From reviewed sources to a living response
How source ingestion, review, graph updates, and conversation testing stay separated so the user can build an ALIVE without losing control of evidence.

The memory loop is a pipeline, not a black box: intake, review, graph update, and conversation use stay visibly separated.
The product should never make memory feel like a black box. The user has to see what entered, what changed, and what can be corrected.
The authoring problem
A living AI cannot be built from a single prompt. It needs traces: text, files, recordings, memories, habits, preferences, corrections, and relationship signals. But if those traces enter the system invisibly, trust breaks quickly.
The XALIVE flow separates intake from review. A source can be imported, summarized, challenged, approved, corrected, or deleted before it becomes part of the visible self.
This separation is the difference between a memory feature and an authoring tool. A memory feature saves what happened. An authoring tool lets the user decide what should become part of the self. That means every inferred fact needs a review state, every source needs custody, and every memory needs a path to correction.
The product has to treat uncertainty as part of the interface. If the system is unsure, the user should see that. If a source is private, the system should respect that. If an inference changes the self, the user should be able to understand what changed and why.
The working loop
The current build connects four surfaces: source intake, Memory Review, visible Graph, and conversation testing. Each surface has a different job, and the UI has to keep those jobs separate.
The important design rule is simple: users should understand why their ALIVE said something and which reviewed signal made it possible.
Source intake is the raw entrance. It is where calendar entries, notes, files, conversations, voice, video, and future integrations can arrive. But arriving is not the same as becoming memory. The intake layer should preserve evidence and consent, then pass candidates into review.
Memory Review is where the user turns raw or inferred material into trusted self structure. This is the place for approve, edit, reject, defer, and delete. It should feel like shaping identity, not moderating a database.
The Graph is the visible map of what the ALIVE understands. It should show people, events, places, desires, pains, relationships, and recurring patterns. A graph that only looks technical will fail. It has to help the user see the self becoming legible.
Conversation testing is the final check. The ALIVE should be able to use the reviewed material naturally, admit when it does not know, and show a consistent relationship memory without blending one person's private layer into another.
- Sources collect approved material without pretending everything is memory.
- Memory Review lets the user approve, correct, remove, or defer inferred facts.
- Graph makes identity, relationship, desire, and event structure visible.
- Conversation testing checks whether the ALIVE can use that structure naturally.
Why review must stay visible
A hidden memory system creates a false sense of intelligence.
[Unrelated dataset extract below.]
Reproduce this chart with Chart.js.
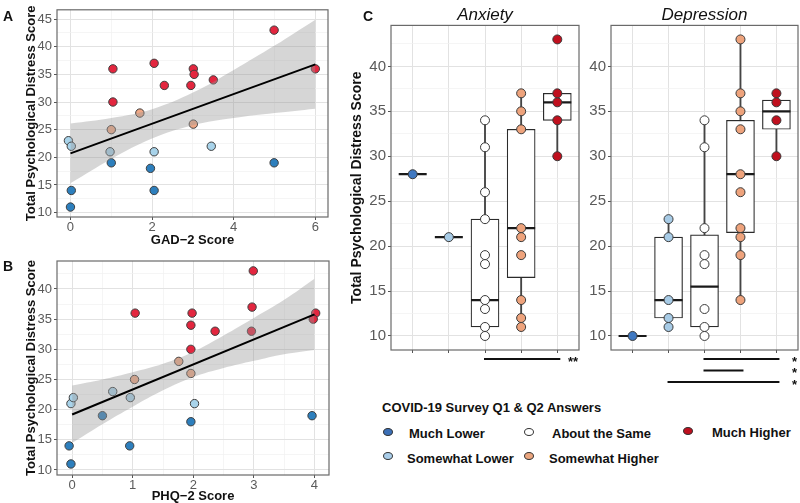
<!DOCTYPE html>
<html>
<head>
<meta charset="utf-8">
<script src="https://cdn.jsdelivr.net/npm/chart.js@4.4.1/dist/chart.umd.min.js"></script>
<style>
  body { margin: 0; background: #fff; font-family: "Liberation Sans", Arial, sans-serif; }
  #wrap { position: relative; width: 800px; height: 503px; overflow: hidden; background: #fff; }
  canvas { position: absolute; }
  .lbl { position: absolute; font-weight: bold; font-size: 13px; line-height: 13px; color: #111; white-space: nowrap; }
  .dot { position: absolute; width: 8px; height: 6px; border-radius: 50%; border: 1px solid #333; }
</style>
</head>
<body>
<div id="wrap">
  <canvas id="chartA" width="340" height="250" style="left:0;top:0"></canvas>
  <canvas id="chartB" width="340" height="264" style="left:0;top:240px"></canvas>
  <canvas id="chartAnx" width="230" height="400" style="left:350px;top:0"></canvas>
  <canvas id="chartDep" width="230" height="400" style="left:570px;top:0"></canvas>

  <div class="lbl" style="left:3px;top:10px;font-size:14px">A</div>
  <div class="lbl" style="left:3px;top:260px;font-size:14px">B</div>
  <div class="lbl" style="left:363px;top:10px;font-size:14px">C</div>

  <div class="lbl" style="left:382px;top:401px">COVID-19 Survey Q1 &amp; Q2 Answers</div>
  <div class="dot" style="left:383px;top:428px;background:#3b6fb6"></div>
  <div class="lbl" style="left:409px;top:427px">Much Lower</div>
  <div class="dot" style="left:524px;top:428px;background:#ffffff"></div>
  <div class="lbl" style="left:552px;top:427px">About the Same</div>
  <div class="dot" style="left:683px;top:427px;background:#be0f1e"></div>
  <div class="lbl" style="left:712px;top:426px">Much Higher</div>
  <div class="dot" style="left:383px;top:452px;background:#a9cde9"></div>
  <div class="lbl" style="left:407px;top:452px">Somewhat Lower</div>
  <div class="dot" style="left:524px;top:452px;background:#eaa57e"></div>
  <div class="lbl" style="left:549px;top:452px">Somewhat Higher</div>
</div>

<script>
Chart.defaults.font.family = '"Liberation Sans", Arial, Helvetica, sans-serif';
Chart.defaults.color = '#111';

// answer groups, left to right in panel C
const groups = ['Much Lower', 'Somewhat Lower', 'About the Same', 'Somewhat Higher', 'Much Higher'];
const boxColors = ['#3f78c1', '#a7cbe6', '#ffffff', '#eea37c', '#c0101e'];
const scatterColors = ['#2d7fbd', '#a8d3ea', '#ffffff', '#f0a886', '#e3263f'];

// Panel A: GAD-2 score vs total distress, [x, y]
const gadMuchLower = [[0.02, 14], [0, 11], [1, 19], [1.96, 18], [2.05, 14], [4.99, 19]];
const gadSomewhatLower = [[-0.05, 23], [0.02, 22], [0.97, 21], [2.05, 21], [3.45, 22]];
const gadSomewhatHigher = [[1, 25], [1.7, 28], [3.01, 26]];
const gadMuchHigher = [[1.04, 36], [1.04, 30], [2.05, 37], [2.3, 33], [3.01, 36], [3.03, 35], [2.95, 33], [3.5, 34], [4.99, 43], [6, 36]];
const gadFitX = [0, 6];
const gadFitY = [20.7, 36.8];
const gadBandX = [0, 1, 2, 3, 4, 5, 6];
const gadBandLow = [15.3, 19.7, 23.4, 25.8, 27.1, 28.0, 28.8];
const gadBandHigh = [26.1, 27.1, 28.7, 31.7, 35.8, 40.2, 44.9];

// Panel B: PHQ-2 score vs total distress, [x, y]
const phqMuchLower = [[-0.05, 14], [-0.02, 11], [0.5, 19], [0.95, 14], [1.96, 18], [3.96, 19]];
const phqSomewhatLower = [[-0.02, 21], [0.02, 22], [0.67, 23], [0.96, 22], [2.02, 21]];
const phqSomewhatHigher = [[1.03, 25], [1.76, 28], [1.96, 26]];
const phqMuchHigher = [[1.04, 36], [1.98, 36], [1.96, 34], [1.96, 30], [2.36, 33], [2.99, 43], [2.97, 37], [2.96, 33], [4.02, 36], [3.98, 35]];
const phqFitX = [0, 4];
const phqFitY = [19.2, 35.8];
const phqBandX = [0, 0.5, 1, 1.5, 2, 2.5, 3, 3.5, 4];
const phqBandLow = [14.5, 17.6, 20.5, 23.2, 25.4, 26.9, 28.1, 29.2, 29.9];
const phqBandHigh = [24.0, 25.0, 26.2, 27.6, 29.6, 32.3, 35.2, 38.2, 41.7];

// Panel C: Anxiety
const anxValues = [[28], [21], [34, 31, 26, 23, 19, 18, 14, 13, 11, 10], [37, 35, 33, 22, 21, 19, 14, 12, 11], [43, 37, 36, 34, 30]];
const anxQ1 = [28, 21, 11, 16.5, 34];
const anxMedian = [28, 21, 14, 22, 36];
const anxQ3 = [28, 21, 23, 33, 37];
const anxLow = [28, 21, 10, 11, 30];
const anxHigh = [28, 21, 34, 37, 37];
const anxSig = [[3, 5, '**']];

// Panel C: Depression
const depValues = [[10], [23, 21, 14, 12, 11], [34, 31, 22, 19, 18, 13, 11, 10], [43, 37, 35, 33, 28, 26, 22, 21, 19, 14], [37, 36, 34, 30]];
const depQ1 = [10, 12, 11, 21.5, 33];
const depMedian = [10, 14, 15.5, 28, 35];
const depQ3 = [10, 21, 21.25, 34, 36.25];
const depLow = [10, 11, 10, 14, 30];
const depHigh = [10, 23, 34, 43, 37];
const depSig = [[3, 5, '*'], [3, 4, '*'], [2, 5, '*']];

function pairs(list) { return list.map(([x, y]) => ({ x, y })); }
function zip(xs, ys) { return xs.map((x, i) => ({ x, y: ys[i] })); }
function isStep(v, step) { const r = v / step; return Math.abs(r - Math.round(r)) < 1e-6; }

function axis(o) {
  const major = o.major || o.step;
  const majorTick = c => !c.tick || isStep(c.tick.value, major);
  return {
    type: 'linear',
    min: o.min,
    max: o.max,
    offset: false,
    border: { display: false },
    grid: {
      offset: false,
      color: c => majorTick(c) ? '#e2e2e2' : '#f0f0f0',
      lineWidth: c => majorTick(c) ? 1 : 0.7,
      tickColor: c => (c.tick && isStep(c.tick.value, major)) ? '#555' : 'rgba(0,0,0,0)',
      tickLength: 3
    },
    ticks: {
      stepSize: o.step,
      includeBounds: false,
      autoSkip: false,
      maxRotation: 0,
      padding: o.pad != null ? o.pad : 2,
      color: '#5a5a5a',
      font: { size: o.size || 13 },
      callback: v => o.noLabels ? '' : (isStep(v, major) ? v : '')
    },
    title: o.title ? {
      display: true,
      text: o.title,
      color: '#111',
      font: { size: o.titleSize || 13, weight: 'bold', lineHeight: 1 },
      padding: o.titlePad
    } : { display: false },
    afterFit: s => {
      if (o.width != null) s.width = o.width;
      if (o.height != null) s.height = o.height;
    }
  };
}

// panel border drawn round the plot area
const framePlugin = {
  id: 'frame',
  afterDatasetsDraw(chart) {
    const { ctx, chartArea: a } = chart;
    ctx.save();
    ctx.strokeStyle = '#6a6a6a';
    ctx.lineWidth = 1.2;
    ctx.strokeRect(a.left, a.top, a.right - a.left, a.bottom - a.top);
    ctx.restore();
  }
};

// significance bars under panel C
const sigPlugin = {
  id: 'sig',
  afterDraw(chart, args, opts) {
    if (!opts.bars) return;
    const { ctx, chartArea: a } = chart;
    const xs = chart.scales.x;
    ctx.save();
    opts.bars.forEach(([from, to, label], row) => {
      const y = a.bottom + 9 + row * 11.5;
      ctx.strokeStyle = '#111';
      ctx.lineWidth = 2.2;
      ctx.beginPath();
      ctx.moveTo(xs.getPixelForValue(from) - 1, y);
      ctx.lineTo(xs.getPixelForValue(to) + 3, y);
      ctx.stroke();
      ctx.fillStyle = '#111';
      ctx.font = 'bold 13px "Liberation Sans", Arial, sans-serif';
      ctx.textAlign = 'right';
      ctx.textBaseline = 'middle';
      ctx.fillText(label, a.right - 1, y + 3);
    });
    ctx.restore();
  }
};

const baseOptions = {
  responsive: false,
  animation: false,
  events: [],
  plugins: { legend: { display: false }, tooltip: { enabled: false } }
};

function scatterPanel(id, sets, fitX, fitY, bandX, bandLow, bandHigh, xAxis, yAxis, padding) {
  const datasets = [
    { type: 'line', data: zip(fitX, fitY), borderColor: '#000', borderWidth: 2, pointRadius: 0, order: 0 },
    { type: 'line', data: zip(bandX, bandHigh), borderColor: 'rgba(0,0,0,0)', borderWidth: 0, pointRadius: 0,
      tension: 0.4, fill: '+1', backgroundColor: 'rgba(153,153,153,0.4)', order: 1 },
    { type: 'line', data: zip(bandX, bandLow), borderColor: 'rgba(0,0,0,0)', borderWidth: 0, pointRadius: 0,
      tension: 0.4, fill: false, order: 1 }
  ];
  sets.forEach(([pts, color]) => datasets.push({
    type: 'scatter', data: pairs(pts), backgroundColor: color, borderColor: '#3d3d3d',
    borderWidth: 1, pointRadius: 4.2, order: 2
  }));
  return new Chart(document.getElementById(id), {
    type: 'scatter',
    data: { datasets },
    options: { ...baseOptions, layout: { padding, autoPadding: false }, scales: { x: xAxis, y: yAxis } },
    plugins: [framePlugin]
  });
}

function boxPanel(id, title, values, q1, med, q3, lo, hi, sig, yAxis, padding) {
  const datasets = [];
  values.forEach((vals, g) => datasets.push({
    type: 'scatter', label: groups[g], data: vals.map(y => ({ x: g + 1, y })),
    backgroundColor: boxColors[g], borderColor: '#3a3a3a', borderWidth: 1, pointRadius: 4.5, order: 0
  }));
  datasets.push({
    type: 'scatter', data: med.map((y, g) => ({ x: g + 1, y })), pointStyle: 'line',
    pointRadius: 14, borderColor: '#1a1a1a', borderWidth: 2.2, order: 1
  });
  datasets.push({
    type: 'bar', data: q1.map((v, g) => ({ x: g + 1, y: [v, q3[g]] })), barThickness: 28,
    backgroundColor: '#fff', borderColor: '#2b2b2b', borderWidth: 1.2, borderSkipped: false, grouped: false, order: 2
  });
  datasets.push({
    type: 'bar', data: lo.map((v, g) => ({ x: g + 1, y: [v, hi[g]] })), barThickness: 1.2,
    backgroundColor: '#444', borderWidth: 0, grouped: false, order: 3
  });
  return new Chart(document.getElementById(id), {
    type: 'scatter',
    data: { datasets },
    options: {
      ...baseOptions,
      layout: { padding, autoPadding: false },
      plugins: {
        ...baseOptions.plugins,
        title: {
          display: true, text: title, fullSize: false, color: '#111',
          font: { size: 17, style: 'italic', weight: 'normal' }, padding: { top: 5, bottom: 0 }
        },
        sig: { bars: sig }
      },
      scales: {
        x: axis({ min: 0.4, max: 5.6, step: 1, noLabels: true, height: 50 }),
        y: yAxis
      }
    },
    plugins: [framePlugin, sigPlugin]
  });
}

scatterPanel('chartA',
  [[gadMuchLower, scatterColors[0]], [gadSomewhatLower, scatterColors[1]], [gadSomewhatHigher, scatterColors[3]], [gadMuchHigher, scatterColors[4]]],
  gadFitX, gadFitY, gadBandX, gadBandLow, gadBandHigh,
  axis({ min: -0.33, max: 6.31, step: 1, major: 2, pad: 0, height: 33, title: 'GAD\u22122 Score', titlePad: { bottom: 3 } }),
  axis({ min: 9.2, max: 46.68, step: 2.5, major: 5, width: 57, title: 'Total Psychological Distress Score', titlePad: { top: 25 } }),
  { top: 3, right: 12, left: 0, bottom: 0 });

scatterPanel('chartB',
  [[phqMuchLower, scatterColors[0]], [phqSomewhatLower, scatterColors[1]], [phqSomewhatHigher, scatterColors[3]], [phqMuchHigher, scatterColors[4]]],
  phqFitX, phqFitY, phqBandX, phqBandLow, phqBandHigh,
  axis({ min: -0.25, max: 4.24, step: 0.5, major: 1, pad: 0, height: 29, title: 'PHQ\u22122 Score', titlePad: { bottom: 1 } }),
  axis({ min: 9.17, max: 44.64, step: 2.5, major: 5, width: 57, title: 'Total Psychological Distress Score', titlePad: { top: 25 } }),
  { top: 21, right: 11, left: 0, bottom: 0 });

boxPanel('chartAnx', 'Anxiety', anxValues, anxQ1, anxMedian, anxQ3, anxLow, anxHigh, anxSig,
  axis({ min: 8.44, max: 44.56, step: 2.5, major: 5, size: 15, width: 41, title: 'Total Psychological Distress Score', titleSize: 14, titlePad: { top: 0 } }),
  { top: 0, right: 1, left: 0, bottom: 0 });

boxPanel('chartDep', 'Depression', depValues, depQ1, depMedian, depQ3, depLow, depHigh, depSig,
  axis({ min: 8.44, max: 44.56, step: 2.5, major: 5, size: 15, width: 41 }),
  { top: 0, right: 2, left: 0, bottom: 0 });
</script>
</body>
</html>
It can feel impressive for a short time, then become unsettling when the system remembers something wrong or private. XALIVE should make memory powerful by making it inspectable.
That does not mean every user wants to manage every detail. The interface should support different levels of control: quick approval for ordinary memories, deeper review for sensitive identity changes, and explicit confirmation before anything becomes foundational.
The immutable identity layer needs the strictest treatment. A casual conversation should not overwrite who the ALIVE is. Foundational facts, moral boundaries, ownership, rights, and core identity should require clear review and versioned change.
How this supports ALIVE ME and ALIVE CAST
ALIVE ME and ALIVE CAST share the same memory architecture, but their review risks are different. ALIVE ME is built from a person's own life. It needs privacy, deletion, source control, and the ability to keep some things outside the self entirely.
ALIVE CAST can be built from characters, artists, brands, founders, historical figures, and IP. It needs source rights, public disclosure, relationship isolation, and a way to separate official identity from each viewer's private relationship memory.
The shared subject model lets both flows use the same core engine while the UI explains them differently. This keeps the codebase scalable and avoids building two disconnected products.
What comes next
The next UX work is stronger edit history, clearer approval states, and better rollback. Building a self should feel powerful, but it should also feel reversible.
We also need better evidence previews. When an ALIVE says something, the user should be able to understand which source, review decision, graph relation, or relationship memory made that answer possible. This is not only a trust feature. It is an authoring feature.
Longer term, the review loop should support text, files, video, voice, and app context. Each source type needs a different preview and confidence model, but they should all end in the same user decision: keep, edit, reject, or hide.
- Add stronger before/after change summaries for reviewed memory.
- Expose rollback for recent identity and graph changes.
- Keep raw private data out of model calls unless the user explicitly allows it.
- Make conversation answers traceable without turning the UI into an engineering console.